── AVAILABLE DATA

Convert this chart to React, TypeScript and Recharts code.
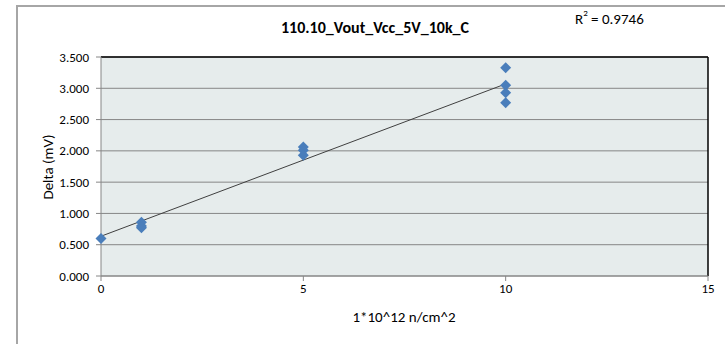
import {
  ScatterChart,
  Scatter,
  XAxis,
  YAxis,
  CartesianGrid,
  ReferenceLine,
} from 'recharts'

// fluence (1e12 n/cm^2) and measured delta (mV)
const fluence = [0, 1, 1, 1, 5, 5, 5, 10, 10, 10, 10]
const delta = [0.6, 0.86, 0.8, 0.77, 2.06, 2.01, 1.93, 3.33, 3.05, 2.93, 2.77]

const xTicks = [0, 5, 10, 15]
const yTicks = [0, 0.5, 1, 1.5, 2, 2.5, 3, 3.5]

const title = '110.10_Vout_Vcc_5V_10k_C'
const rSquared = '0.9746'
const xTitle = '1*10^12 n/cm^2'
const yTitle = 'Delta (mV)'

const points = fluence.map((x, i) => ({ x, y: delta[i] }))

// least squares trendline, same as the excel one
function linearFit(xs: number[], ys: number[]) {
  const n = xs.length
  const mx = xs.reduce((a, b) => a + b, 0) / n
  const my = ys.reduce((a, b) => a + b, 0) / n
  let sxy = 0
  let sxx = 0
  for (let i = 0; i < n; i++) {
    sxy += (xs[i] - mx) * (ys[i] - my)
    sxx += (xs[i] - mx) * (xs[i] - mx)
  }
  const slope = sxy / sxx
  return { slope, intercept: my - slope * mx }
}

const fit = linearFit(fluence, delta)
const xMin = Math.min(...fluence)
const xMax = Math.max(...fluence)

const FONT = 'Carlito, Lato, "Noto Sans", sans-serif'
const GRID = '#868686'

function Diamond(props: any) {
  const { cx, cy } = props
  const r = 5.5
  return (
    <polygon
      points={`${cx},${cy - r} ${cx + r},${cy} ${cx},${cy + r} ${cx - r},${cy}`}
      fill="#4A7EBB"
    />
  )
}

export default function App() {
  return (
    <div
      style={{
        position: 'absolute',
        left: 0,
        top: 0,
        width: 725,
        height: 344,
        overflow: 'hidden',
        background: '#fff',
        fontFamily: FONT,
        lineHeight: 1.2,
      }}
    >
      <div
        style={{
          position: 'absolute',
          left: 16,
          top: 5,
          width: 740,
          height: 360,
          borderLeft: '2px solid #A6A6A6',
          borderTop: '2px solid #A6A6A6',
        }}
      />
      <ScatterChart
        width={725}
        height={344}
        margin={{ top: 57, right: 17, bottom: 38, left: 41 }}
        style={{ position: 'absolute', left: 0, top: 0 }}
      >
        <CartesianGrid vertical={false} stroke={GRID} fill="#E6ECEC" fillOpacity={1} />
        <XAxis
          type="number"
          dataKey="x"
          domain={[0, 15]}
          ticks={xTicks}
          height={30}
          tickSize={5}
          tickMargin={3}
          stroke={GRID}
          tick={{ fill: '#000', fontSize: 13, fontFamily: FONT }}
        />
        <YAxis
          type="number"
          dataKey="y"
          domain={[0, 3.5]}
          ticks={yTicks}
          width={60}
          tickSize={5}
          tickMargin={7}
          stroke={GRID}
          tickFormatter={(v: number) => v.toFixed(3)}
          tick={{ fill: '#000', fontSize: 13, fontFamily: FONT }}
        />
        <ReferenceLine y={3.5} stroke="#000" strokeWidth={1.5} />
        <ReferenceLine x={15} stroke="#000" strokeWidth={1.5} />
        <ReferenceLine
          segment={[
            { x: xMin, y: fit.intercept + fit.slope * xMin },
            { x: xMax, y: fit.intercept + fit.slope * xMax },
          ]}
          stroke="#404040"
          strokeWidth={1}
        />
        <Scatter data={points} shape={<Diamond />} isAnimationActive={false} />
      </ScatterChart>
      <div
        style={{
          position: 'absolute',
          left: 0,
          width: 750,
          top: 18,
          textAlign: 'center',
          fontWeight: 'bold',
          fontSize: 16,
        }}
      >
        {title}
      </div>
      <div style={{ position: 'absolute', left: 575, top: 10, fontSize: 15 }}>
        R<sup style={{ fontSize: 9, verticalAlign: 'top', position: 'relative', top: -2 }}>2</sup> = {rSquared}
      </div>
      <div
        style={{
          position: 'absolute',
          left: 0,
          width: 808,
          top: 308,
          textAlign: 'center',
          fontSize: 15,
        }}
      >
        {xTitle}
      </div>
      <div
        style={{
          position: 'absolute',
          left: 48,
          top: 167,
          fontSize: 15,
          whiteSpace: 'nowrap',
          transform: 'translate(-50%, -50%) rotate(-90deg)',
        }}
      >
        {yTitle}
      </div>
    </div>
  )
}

────

▸ EXERCISE BRIEF: Output the lines above in full and exactly as given, omitting any pictures.

▸ FULL RESPONSE:
Convert this chart to React, TypeScript and Recharts code.
import {
  ScatterChart,
  Scatter,
  XAxis,
  YAxis,
  CartesianGrid,
  ReferenceLine,
} from 'recharts'

// fluence (1e12 n/cm^2) and measured delta (mV)
const fluence = [0, 1, 1, 1, 5, 5, 5, 10, 10, 10, 10]
const delta = [0.6, 0.86, 0.8, 0.77, 2.06, 2.01, 1.93, 3.33, 3.05, 2.93, 2.77]

const xTicks = [0, 5, 10, 15]
const yTicks = [0, 0.5, 1, 1.5, 2, 2.5, 3, 3.5]

const title = '110.10_Vout_Vcc_5V_10k_C'
const rSquared = '0.9746'
const xTitle = '1*10^12 n/cm^2'
const yTitle = 'Delta (mV)'

const points = fluence.map((x, i) => ({ x, y: delta[i] }))

// least squares trendline, same as the excel one
function linearFit(xs: number[], ys: number[]) {
  const n = xs.length
  const mx = xs.reduce((a, b) => a + b, 0) / n
  const my = ys.reduce((a, b) => a + b, 0) / n
  let sxy = 0
  let sxx = 0
  for (let i = 0; i < n; i++) {
    sxy += (xs[i] - mx) * (ys[i] - my)
    sxx += (xs[i] - mx) * (xs[i] - mx)
  }
  const slope = sxy / sxx
  return { slope, intercept: my - slope * mx }
}

const fit = linearFit(fluence, delta)
const xMin = Math.min(...fluence)
const xMax = Math.max(...fluence)

const FONT = 'Carlito, Lato, "Noto Sans", sans-serif'
const GRID = '#868686'

function Diamond(props: any) {
  const { cx, cy } = props
  const r = 5.5
  return (
    <polygon
      points={`${cx},${cy - r} ${cx + r},${cy} ${cx},${cy + r} ${cx - r},${cy}`}
      fill="#4A7EBB"
    />
  )
}

export default function App() {
  return (
    <div
      style={{
        position: 'absolute',
        left: 0,
        top: 0,
        width: 725,
        height: 344,
        overflow: 'hidden',
        background: '#fff',
        fontFamily: FONT,
        lineHeight: 1.2,
      }}
    >
      <div
        style={{
          position: 'absolute',
          left: 16,
          top: 5,
          width: 740,
          height: 360,
          borderLeft: '2px solid #A6A6A6',
          borderTop: '2px solid #A6A6A6',
        }}
      />
      <ScatterChart
        width={725}
        height={344}
        margin={{ top: 57, right: 17, bottom: 38, left: 41 }}
        style={{ position: 'absolute', left: 0, top: 0 }}
      >
        <CartesianGrid vertical={false} stroke={GRID} fill="#E6ECEC" fillOpacity={1} />
        <XAxis
          type="number"
          dataKey="x"
          domain={[0, 15]}
          ticks={xTicks}
          height={30}
          tickSize={5}
          tickMargin={3}
          stroke={GRID}
          tick={{ fill: '#000', fontSize: 13, fontFamily: FONT }}
        />
        <YAxis
          type="number"
          dataKey="y"
          domain={[0, 3.5]}
          ticks={yTicks}
          width={60}
          tickSize={5}
          tickMargin={7}
          stroke={GRID}
          tickFormatter={(v: number) => v.toFixed(3)}
          tick={{ fill: '#000', fontSize: 13, fontFamily: FONT }}
        />
        <ReferenceLine y={3.5} stroke="#000" strokeWidth={1.5} />
        <ReferenceLine x={15} stroke="#000" strokeWidth={1.5} />
        <ReferenceLine
          segment={[
            { x: xMin, y: fit.intercept + fit.slope * xMin },
            { x: xMax, y: fit.intercept + fit.slope * xMax },
          ]}
          stroke="#404040"
          strokeWidth={1}
        />
        <Scatter data={points} shape={<Diamond />} isAnimationActive={false} />
      </ScatterChart>
      <div
        style={{
          position: 'absolute',
          left: 0,
          width: 750,
          top: 18,
          textAlign: 'center',
          fontWeight: 'bold',
          fontSize: 16,
        }}
      >
        {title}
      </div>
      <div style={{ position: 'absolute', left: 575, top: 10, fontSize: 15 }}>
        R<sup style={{ fontSize: 9, verticalAlign: 'top', position: 'relative', top: -2 }}>2</sup> = {rSquared}
      </div>
      <div
        style={{
          position: 'absolute',
          left: 0,
          width: 808,
          top: 308,
          textAlign: 'center',
          fontSize: 15,
        }}
      >
        {xTitle}
      </div>
      <div
        style={{
          position: 'absolute',
          left: 48,
          top: 167,
          fontSize: 15,
          whiteSpace: 'nowrap',
          transform: 'translate(-50%, -50%) rotate(-90deg)',
        }}
      >
        {yTitle}
      </div>
    </div>
  )
}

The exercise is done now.